The issue has kept Tintinologists guessing ever since Hergé’s death. More than a decade ago, Huld’s claims to be Tintin’s inspiration were at least partially undermined by the writer and researcher Jean-Paul Schulz who concluded that Tintin was based on the real life French journalist Robert Sexe.

Sexe was a Great War correspondent and like Tintin, a motorcycle fan, who never stopped exploring. He not only looked and dressed like Tintin, but his best friend was called Milhoux, which is the phonetic translation of Tintin’s faithful dog, Milou – called Snowy in English.

Moscow was Sexe’s first foreign reporting destination in 1926. Three years later Hergé published his first Tintin book, Tintin Au Pays des Soviets. The chronology of Sexe’s subsequent foreign trips to the Congo in 1930 and America in 1931 corresponds exactly with the chronology of the first three Tintin volumes.

Even the Hergé foundation in Brussels has admitted that the similarities are striking and that some of the drawings in the Hergé books appear to have been inspired by photographs taken by Sexe during his travels. There is no evidence that Hergé ever met Sexe. However Tintinologists have concluded that Hergé almost certainly closely followed the accounts of Sexe’s adventures because they were published extensively in Belgian newspapers.

Yet there are many other possible sources of inspiration for Tintin. They include Hergé’s younger brother, Paul Remi, a career soldier who shaved his hair and grew Tintin-style “hair spikes”, and a fellow student of Hergé’s called Charles who wore plus fours and Argyle socks. The choice is enough to keep Tintinologists active for decades to come.

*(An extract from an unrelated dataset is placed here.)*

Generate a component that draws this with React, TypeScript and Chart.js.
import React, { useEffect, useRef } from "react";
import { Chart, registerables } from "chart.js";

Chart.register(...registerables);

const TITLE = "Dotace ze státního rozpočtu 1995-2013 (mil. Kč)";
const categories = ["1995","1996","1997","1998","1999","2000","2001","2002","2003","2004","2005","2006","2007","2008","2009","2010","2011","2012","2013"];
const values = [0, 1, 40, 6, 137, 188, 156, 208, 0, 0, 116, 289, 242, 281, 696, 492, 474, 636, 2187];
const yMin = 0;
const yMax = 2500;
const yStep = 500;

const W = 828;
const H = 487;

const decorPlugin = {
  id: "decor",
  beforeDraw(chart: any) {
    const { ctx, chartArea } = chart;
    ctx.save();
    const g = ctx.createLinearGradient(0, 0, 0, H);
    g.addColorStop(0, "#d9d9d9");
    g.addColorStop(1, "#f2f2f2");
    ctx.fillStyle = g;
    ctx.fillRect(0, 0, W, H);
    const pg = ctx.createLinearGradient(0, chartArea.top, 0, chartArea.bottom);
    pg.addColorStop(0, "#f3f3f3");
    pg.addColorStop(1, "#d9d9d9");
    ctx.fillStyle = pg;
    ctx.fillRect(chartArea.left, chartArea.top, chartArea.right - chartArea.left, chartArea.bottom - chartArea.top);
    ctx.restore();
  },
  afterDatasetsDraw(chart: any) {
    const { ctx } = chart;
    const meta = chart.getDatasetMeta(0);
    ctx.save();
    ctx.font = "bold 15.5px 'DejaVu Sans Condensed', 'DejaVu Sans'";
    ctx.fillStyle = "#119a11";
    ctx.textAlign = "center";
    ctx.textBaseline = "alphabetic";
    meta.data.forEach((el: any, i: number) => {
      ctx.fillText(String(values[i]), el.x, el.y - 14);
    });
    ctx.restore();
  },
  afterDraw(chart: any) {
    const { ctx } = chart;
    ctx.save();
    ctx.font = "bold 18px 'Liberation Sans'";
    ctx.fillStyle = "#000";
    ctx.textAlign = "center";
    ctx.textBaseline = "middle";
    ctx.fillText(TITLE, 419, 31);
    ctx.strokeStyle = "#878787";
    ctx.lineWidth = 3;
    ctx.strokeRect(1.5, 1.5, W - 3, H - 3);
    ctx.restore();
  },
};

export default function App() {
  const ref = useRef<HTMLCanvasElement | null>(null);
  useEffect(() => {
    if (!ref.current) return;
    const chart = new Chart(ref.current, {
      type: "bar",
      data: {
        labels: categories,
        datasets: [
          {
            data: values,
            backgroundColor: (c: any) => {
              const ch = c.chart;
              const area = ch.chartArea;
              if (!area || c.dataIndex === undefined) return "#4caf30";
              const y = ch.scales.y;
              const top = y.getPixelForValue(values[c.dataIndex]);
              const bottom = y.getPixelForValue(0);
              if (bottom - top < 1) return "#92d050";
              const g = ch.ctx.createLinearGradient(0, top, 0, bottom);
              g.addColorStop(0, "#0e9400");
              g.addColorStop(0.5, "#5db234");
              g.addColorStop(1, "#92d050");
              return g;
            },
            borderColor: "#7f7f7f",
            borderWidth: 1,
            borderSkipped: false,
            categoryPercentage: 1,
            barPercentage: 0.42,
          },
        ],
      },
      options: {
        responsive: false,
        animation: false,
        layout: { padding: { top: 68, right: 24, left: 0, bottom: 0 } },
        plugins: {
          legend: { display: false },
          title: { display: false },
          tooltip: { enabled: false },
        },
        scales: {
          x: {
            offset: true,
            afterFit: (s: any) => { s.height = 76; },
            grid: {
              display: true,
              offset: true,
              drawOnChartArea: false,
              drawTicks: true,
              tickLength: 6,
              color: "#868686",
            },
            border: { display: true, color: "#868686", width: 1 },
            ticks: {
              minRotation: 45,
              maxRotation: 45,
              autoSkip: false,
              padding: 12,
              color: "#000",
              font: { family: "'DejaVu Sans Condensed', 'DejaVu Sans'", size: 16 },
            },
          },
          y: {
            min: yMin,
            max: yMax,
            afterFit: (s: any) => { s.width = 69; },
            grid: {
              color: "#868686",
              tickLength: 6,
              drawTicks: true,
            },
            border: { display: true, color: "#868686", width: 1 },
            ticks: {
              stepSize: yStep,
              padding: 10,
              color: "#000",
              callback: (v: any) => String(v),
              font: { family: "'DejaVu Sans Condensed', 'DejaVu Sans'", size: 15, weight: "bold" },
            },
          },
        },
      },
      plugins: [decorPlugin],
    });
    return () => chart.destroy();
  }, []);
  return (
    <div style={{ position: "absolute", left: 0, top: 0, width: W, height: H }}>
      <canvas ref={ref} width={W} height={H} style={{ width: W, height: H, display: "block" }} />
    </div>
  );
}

It is both possible and plausible that all these influences, including the globe-girdling adventures of Palle Huld, helped in the making of the famous boy reporter with a red quiff, plus fours and a faithful companion called Snowy. Hergé used to refer to his character as his “personal expression.” He once complained: “If he is to go on living, it will be by a sort of artificial respiration.” Steven Spielberg would no doubt conclude that Hergé was wrong on that one.